What makes the approach especially powerful is that certain agents can also be imaged, allowing physicians to see exactly where the therapy travels before and after treatment. Cassuto can calculate radiation doses delivered to tumors, monitor patient response in real time, and adjust treatment schedules accordingly.
“We’ve had patients with such a good upfront response that we delayed their next dose by a couple of months,” he said. Conversely, when imaging shows a patient isn’t responding, physicians can pivot quickly rather than continuing a treatment unlikely to succeed.
Cassuto frames radioligand therapy within the broader promise of precision medicine — tailoring treatment not just to a diagnosis, but to the specific biology of each patient’s cancer. That means combining imaging data, genetic markers, tumor pathology, and treatment history to determine the right therapy at the right time.

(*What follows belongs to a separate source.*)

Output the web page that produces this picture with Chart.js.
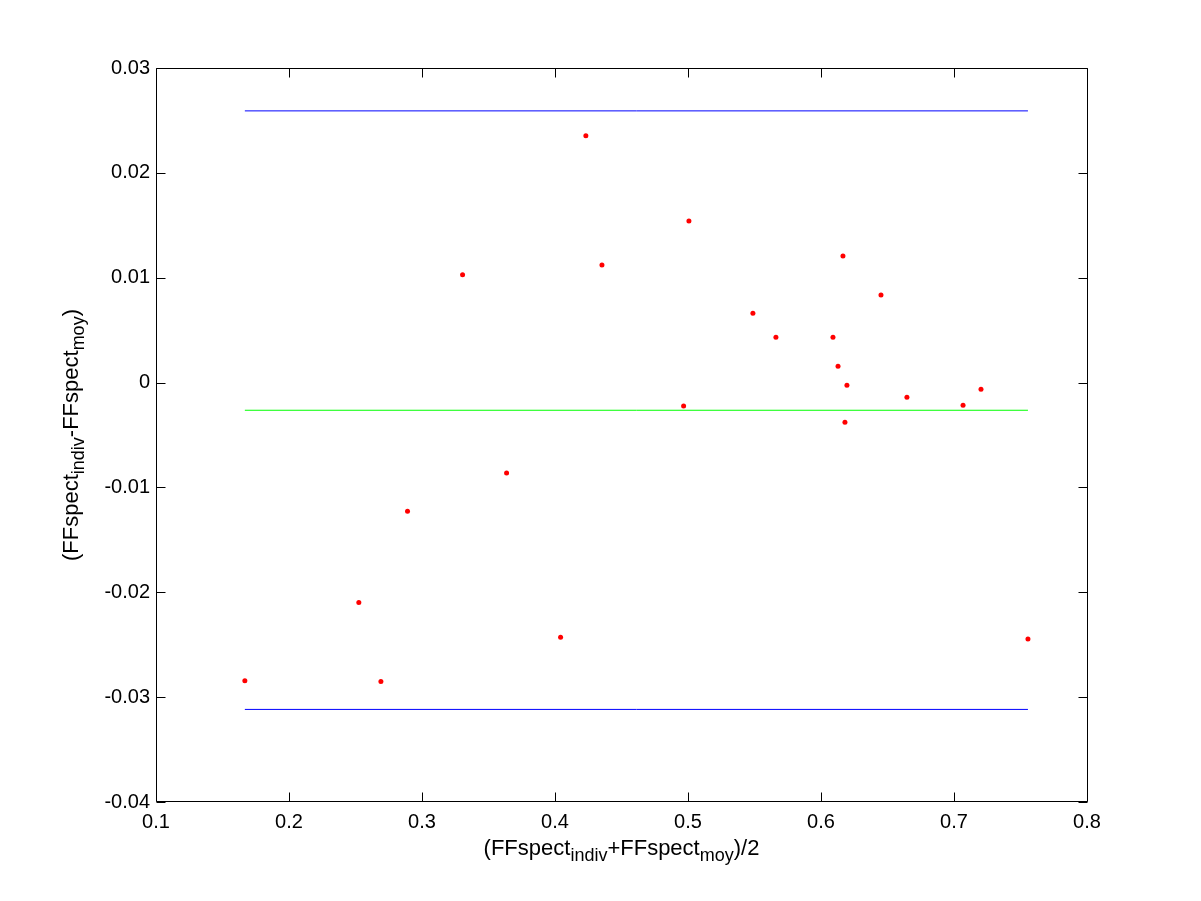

Artificial intelligence supports that process. Cassuto currently uses AI to model how radiation distributes after a radioligand is administered and expects machine learning to play a growing role in building predictive models that guide treatment decisions across the full course of cancer care.
The therapy is often effective, but it does carry significant costs. Individual doses of radioligand agents – including primary prostate cancer treatments – run roughly $40,000 to $50,000 per dose, with patients potentially receiving multiple doses over time.
That said, administrative overhead for delivering the therapy is relatively low. Each infusion takes approximately 1 minute. Essential post-treatment imaging and dosimetry calculations generate additional billable services that help offset acquisition costs. And pharmaceutical companies in the space have been supportive of patients who cannot afford treatment, Cassuto noted, helping institutions at minimum break even on challenging cases.